— START OF Records for this exercise —
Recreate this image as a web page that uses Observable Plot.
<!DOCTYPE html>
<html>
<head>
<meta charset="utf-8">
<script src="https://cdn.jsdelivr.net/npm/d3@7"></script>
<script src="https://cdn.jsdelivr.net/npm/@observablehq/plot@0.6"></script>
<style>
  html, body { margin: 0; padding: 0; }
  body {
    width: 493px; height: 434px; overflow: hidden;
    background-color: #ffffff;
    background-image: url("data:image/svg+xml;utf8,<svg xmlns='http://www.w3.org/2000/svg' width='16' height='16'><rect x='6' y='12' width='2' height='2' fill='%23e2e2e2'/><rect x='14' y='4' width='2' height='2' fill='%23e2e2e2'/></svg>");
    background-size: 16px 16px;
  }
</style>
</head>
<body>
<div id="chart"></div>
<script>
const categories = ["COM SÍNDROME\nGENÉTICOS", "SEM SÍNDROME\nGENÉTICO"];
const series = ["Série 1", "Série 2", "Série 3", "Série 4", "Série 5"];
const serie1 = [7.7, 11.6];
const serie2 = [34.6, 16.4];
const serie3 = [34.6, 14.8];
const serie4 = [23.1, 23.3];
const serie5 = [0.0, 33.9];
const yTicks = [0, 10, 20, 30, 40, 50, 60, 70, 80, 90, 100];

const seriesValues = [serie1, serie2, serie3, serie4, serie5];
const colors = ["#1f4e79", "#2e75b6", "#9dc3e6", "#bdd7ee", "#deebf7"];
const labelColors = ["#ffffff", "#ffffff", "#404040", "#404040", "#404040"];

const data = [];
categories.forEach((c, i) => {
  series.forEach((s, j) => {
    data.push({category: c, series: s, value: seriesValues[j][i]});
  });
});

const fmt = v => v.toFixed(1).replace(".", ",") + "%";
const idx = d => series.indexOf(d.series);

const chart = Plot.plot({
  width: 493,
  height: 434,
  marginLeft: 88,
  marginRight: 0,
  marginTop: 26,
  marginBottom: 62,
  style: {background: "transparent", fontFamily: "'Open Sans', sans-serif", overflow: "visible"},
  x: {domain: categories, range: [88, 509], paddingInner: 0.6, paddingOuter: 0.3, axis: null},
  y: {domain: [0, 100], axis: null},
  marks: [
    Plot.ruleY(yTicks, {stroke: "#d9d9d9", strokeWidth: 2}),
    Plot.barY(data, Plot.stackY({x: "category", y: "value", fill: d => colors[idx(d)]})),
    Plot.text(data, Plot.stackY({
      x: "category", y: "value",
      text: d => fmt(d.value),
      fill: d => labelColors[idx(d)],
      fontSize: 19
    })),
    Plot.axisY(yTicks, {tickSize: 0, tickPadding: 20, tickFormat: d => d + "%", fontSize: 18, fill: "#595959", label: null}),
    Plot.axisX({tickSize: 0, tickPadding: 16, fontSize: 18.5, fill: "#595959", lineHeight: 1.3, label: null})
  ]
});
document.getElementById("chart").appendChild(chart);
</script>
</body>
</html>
— END OF Records for this exercise —
— START OF Records for this exercise —
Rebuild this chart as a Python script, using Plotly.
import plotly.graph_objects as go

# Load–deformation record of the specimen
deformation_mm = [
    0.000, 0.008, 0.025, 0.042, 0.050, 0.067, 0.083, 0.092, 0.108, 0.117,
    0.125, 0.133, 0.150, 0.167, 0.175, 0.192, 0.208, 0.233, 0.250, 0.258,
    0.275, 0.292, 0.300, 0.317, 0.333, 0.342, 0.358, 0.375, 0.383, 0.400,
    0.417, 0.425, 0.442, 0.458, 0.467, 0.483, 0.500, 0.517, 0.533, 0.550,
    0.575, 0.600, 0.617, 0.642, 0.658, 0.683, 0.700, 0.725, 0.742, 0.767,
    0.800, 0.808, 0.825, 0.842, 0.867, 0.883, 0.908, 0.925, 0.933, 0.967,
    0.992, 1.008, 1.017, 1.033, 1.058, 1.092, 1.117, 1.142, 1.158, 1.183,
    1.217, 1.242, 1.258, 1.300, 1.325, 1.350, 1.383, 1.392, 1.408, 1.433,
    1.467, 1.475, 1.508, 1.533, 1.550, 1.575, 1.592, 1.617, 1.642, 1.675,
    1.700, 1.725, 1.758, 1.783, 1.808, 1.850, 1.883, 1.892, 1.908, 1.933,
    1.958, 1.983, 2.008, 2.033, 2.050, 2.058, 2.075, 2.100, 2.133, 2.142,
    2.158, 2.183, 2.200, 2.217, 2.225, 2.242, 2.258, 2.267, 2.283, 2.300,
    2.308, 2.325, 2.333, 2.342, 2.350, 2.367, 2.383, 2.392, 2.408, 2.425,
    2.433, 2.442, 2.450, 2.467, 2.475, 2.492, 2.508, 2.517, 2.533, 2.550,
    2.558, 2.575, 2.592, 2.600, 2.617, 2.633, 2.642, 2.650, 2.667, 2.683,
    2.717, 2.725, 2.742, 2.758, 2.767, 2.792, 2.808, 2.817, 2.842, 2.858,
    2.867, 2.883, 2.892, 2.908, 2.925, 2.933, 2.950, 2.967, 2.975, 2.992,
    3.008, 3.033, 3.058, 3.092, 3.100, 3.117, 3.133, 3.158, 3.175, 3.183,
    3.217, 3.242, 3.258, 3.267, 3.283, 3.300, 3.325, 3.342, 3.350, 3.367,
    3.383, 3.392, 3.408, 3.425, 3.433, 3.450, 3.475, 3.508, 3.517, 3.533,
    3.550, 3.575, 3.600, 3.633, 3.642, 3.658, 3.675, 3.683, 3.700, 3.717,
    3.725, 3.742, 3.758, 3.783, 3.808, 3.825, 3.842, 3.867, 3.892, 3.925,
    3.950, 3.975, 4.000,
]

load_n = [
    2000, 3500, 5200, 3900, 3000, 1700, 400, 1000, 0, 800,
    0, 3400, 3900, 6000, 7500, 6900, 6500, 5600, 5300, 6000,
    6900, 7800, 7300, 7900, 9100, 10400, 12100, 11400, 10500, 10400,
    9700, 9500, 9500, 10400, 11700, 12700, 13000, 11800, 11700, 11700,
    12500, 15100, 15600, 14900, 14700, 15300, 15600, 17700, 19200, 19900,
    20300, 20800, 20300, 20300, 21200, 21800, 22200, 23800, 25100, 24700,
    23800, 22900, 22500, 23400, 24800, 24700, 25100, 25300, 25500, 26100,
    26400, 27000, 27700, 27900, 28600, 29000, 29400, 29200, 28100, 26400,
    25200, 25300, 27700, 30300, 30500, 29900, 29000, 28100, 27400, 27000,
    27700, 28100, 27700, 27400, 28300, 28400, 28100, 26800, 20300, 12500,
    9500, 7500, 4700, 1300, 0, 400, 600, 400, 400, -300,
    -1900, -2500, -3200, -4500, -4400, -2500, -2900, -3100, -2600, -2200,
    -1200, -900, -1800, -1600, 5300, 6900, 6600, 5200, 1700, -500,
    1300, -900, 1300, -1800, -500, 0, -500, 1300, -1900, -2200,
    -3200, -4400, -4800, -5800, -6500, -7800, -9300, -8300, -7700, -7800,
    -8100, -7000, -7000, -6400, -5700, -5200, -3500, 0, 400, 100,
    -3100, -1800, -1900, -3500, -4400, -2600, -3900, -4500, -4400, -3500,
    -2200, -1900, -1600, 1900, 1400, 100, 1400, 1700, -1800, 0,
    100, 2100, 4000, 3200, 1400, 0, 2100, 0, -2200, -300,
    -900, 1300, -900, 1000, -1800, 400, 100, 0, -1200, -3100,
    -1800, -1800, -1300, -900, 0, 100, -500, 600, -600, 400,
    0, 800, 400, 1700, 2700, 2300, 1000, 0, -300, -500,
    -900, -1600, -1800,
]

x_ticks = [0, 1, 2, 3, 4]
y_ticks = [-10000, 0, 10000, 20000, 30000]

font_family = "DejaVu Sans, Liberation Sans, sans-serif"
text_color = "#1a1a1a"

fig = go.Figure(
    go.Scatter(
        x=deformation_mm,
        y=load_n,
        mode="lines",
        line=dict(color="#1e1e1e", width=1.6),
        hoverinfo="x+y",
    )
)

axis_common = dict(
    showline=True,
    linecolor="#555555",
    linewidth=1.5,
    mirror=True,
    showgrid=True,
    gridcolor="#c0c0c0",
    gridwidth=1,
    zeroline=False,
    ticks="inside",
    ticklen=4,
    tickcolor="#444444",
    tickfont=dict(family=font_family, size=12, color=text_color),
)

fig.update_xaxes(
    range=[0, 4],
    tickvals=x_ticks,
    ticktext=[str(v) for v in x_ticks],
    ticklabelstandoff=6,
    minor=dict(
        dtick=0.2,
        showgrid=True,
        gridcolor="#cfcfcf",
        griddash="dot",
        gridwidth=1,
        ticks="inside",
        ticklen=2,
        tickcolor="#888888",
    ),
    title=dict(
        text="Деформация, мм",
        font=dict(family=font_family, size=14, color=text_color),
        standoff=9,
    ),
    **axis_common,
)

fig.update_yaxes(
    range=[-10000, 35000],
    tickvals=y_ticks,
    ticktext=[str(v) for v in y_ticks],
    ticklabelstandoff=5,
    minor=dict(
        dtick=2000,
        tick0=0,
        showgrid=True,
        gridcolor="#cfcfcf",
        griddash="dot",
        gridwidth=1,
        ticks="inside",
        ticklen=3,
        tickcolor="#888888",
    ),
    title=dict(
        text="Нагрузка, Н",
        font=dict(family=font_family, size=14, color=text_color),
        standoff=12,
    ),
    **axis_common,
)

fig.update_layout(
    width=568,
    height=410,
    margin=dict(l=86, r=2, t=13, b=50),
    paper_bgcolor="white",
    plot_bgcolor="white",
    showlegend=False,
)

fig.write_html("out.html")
— END OF Records for this exercise —
— START OF Records for this exercise —
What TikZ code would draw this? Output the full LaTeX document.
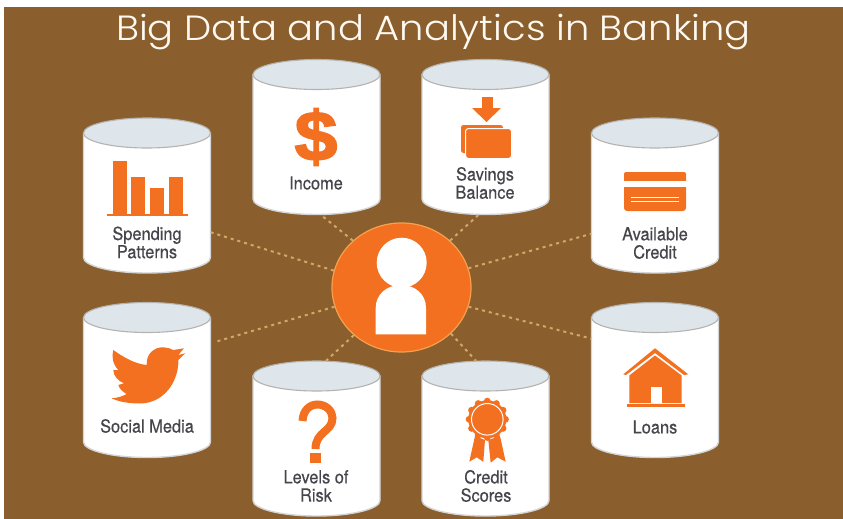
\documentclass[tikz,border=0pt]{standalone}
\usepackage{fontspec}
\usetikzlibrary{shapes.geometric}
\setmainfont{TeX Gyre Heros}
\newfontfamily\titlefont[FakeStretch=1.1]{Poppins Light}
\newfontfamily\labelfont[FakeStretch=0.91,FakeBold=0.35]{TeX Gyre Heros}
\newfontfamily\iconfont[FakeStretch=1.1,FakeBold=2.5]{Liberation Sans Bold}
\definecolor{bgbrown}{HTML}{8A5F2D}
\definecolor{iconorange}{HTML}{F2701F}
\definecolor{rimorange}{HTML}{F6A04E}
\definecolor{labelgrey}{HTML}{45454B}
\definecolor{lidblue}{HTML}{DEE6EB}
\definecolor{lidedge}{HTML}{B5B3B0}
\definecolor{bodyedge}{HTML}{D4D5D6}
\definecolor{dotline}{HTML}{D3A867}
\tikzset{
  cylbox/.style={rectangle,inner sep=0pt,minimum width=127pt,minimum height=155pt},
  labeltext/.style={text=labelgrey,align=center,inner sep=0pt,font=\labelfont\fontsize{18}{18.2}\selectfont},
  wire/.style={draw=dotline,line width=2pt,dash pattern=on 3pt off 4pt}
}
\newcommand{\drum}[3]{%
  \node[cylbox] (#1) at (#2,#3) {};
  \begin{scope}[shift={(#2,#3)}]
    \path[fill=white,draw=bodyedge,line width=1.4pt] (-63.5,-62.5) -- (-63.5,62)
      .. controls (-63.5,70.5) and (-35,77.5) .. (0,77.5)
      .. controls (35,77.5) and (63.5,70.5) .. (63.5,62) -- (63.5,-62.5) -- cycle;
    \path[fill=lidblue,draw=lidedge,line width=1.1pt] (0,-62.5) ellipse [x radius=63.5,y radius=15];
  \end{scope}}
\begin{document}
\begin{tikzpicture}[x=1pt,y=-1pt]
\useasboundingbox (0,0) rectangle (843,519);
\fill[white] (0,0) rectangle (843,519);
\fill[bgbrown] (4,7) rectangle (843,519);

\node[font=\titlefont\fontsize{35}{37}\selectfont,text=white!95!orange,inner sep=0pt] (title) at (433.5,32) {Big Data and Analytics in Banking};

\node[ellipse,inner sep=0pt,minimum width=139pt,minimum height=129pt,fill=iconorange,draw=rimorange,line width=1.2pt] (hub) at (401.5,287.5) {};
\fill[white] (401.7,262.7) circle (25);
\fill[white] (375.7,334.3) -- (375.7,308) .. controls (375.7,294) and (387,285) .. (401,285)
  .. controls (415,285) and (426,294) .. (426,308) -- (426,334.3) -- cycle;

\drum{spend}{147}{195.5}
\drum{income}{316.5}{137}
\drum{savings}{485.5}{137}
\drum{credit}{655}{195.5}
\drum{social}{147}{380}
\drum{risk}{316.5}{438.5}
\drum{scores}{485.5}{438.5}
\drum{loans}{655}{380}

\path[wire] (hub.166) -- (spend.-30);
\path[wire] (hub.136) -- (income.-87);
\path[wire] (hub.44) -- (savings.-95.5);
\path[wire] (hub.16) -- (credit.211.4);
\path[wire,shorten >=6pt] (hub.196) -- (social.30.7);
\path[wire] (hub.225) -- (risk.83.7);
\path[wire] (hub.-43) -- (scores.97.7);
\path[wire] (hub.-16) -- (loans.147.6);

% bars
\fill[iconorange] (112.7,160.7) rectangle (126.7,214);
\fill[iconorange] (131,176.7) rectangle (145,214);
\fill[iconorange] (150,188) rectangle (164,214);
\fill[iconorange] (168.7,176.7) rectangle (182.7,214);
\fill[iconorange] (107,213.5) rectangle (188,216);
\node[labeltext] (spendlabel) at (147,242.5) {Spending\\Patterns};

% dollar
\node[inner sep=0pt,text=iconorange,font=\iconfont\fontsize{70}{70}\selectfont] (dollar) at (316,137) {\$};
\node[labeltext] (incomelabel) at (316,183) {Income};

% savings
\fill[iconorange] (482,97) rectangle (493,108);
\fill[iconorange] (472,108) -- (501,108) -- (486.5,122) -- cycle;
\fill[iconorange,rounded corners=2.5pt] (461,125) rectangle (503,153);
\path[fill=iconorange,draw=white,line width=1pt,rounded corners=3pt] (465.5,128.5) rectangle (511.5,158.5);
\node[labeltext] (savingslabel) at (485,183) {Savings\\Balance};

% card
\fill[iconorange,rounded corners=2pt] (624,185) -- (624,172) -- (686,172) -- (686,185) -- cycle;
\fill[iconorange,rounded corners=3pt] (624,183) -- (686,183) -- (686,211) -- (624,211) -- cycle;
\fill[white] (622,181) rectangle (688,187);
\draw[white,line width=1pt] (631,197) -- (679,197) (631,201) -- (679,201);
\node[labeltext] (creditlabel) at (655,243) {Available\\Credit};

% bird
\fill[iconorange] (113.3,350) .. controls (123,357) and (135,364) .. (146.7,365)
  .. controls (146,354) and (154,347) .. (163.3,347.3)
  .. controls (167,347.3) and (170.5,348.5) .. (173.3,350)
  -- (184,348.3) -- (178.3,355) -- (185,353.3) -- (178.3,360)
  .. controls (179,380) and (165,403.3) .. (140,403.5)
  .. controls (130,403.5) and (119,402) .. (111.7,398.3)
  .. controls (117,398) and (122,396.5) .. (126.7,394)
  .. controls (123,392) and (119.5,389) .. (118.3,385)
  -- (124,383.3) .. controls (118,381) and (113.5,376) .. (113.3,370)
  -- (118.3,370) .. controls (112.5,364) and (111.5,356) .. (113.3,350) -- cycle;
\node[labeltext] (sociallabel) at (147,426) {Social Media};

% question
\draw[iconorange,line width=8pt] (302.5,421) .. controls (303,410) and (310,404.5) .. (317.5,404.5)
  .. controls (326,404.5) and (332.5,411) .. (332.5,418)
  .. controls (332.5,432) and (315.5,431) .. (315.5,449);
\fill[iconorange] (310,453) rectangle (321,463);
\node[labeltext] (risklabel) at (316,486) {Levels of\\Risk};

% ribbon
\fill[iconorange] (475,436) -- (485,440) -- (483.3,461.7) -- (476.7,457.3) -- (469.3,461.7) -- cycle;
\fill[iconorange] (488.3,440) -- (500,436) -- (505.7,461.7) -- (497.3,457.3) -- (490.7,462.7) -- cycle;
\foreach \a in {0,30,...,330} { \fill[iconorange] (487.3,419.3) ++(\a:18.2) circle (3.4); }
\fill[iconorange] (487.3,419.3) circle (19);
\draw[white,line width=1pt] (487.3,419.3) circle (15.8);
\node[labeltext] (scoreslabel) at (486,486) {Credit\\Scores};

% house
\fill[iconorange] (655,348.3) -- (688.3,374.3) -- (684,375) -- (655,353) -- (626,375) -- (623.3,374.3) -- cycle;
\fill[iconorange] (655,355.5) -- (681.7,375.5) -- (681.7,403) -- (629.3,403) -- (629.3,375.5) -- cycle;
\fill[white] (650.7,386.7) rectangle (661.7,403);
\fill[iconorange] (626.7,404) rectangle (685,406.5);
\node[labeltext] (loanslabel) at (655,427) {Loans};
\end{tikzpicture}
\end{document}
— END OF Records for this exercise —
**Task statement**: Your task is to quote exactly the lines beginning with the one that contains "Recreate this image" and ending with the one that contains "const idx = d => series.indexOf(d.series);", with nothing left out or added.

**Reply**:
Recreate this image as a web page that uses Observable Plot.
<!DOCTYPE html>
<html>
<head>
<meta charset="utf-8">
<script src="https://cdn.jsdelivr.net/npm/d3@7"></script>
<script src="https://cdn.jsdelivr.net/npm/@observablehq/plot@0.6"></script>
<style>
  html, body { margin: 0; padding: 0; }
  body {
    width: 493px; height: 434px; overflow: hidden;
    background-color: #ffffff;
    background-image: url("data:image/svg+xml;utf8,<svg xmlns='http://www.w3.org/2000/svg' width='16' height='16'><rect x='6' y='12' width='2' height='2' fill='%23e2e2e2'/><rect x='14' y='4' width='2' height='2' fill='%23e2e2e2'/></svg>");
    background-size: 16px 16px;
  }
</style>
</head>
<body>
<div id="chart"></div>
<script>
const categories = ["COM SÍNDROME\nGENÉTICOS", "SEM SÍNDROME\nGENÉTICO"];
const series = ["Série 1", "Série 2", "Série 3", "Série 4", "Série 5"];
const serie1 = [7.7, 11.6];
const serie2 = [34.6, 16.4];
const serie3 = [34.6, 14.8];
const serie4 = [23.1, 23.3];
const serie5 = [0.0, 33.9];
const yTicks = [0, 10, 20, 30, 40, 50, 60, 70, 80, 90, 100];

const seriesValues = [serie1, serie2, serie3, serie4, serie5];
const colors = ["#1f4e79", "#2e75b6", "#9dc3e6", "#bdd7ee", "#deebf7"];
const labelColors = ["#ffffff", "#ffffff", "#404040", "#404040", "#404040"];

const data = [];
categories.forEach((c, i) => {
  series.forEach((s, j) => {
    data.push({category: c, series: s, value: seriesValues[j][i]});
  });
});

const fmt = v => v.toFixed(1).replace(".", ",") + "%";
const idx = d => series.indexOf(d.series);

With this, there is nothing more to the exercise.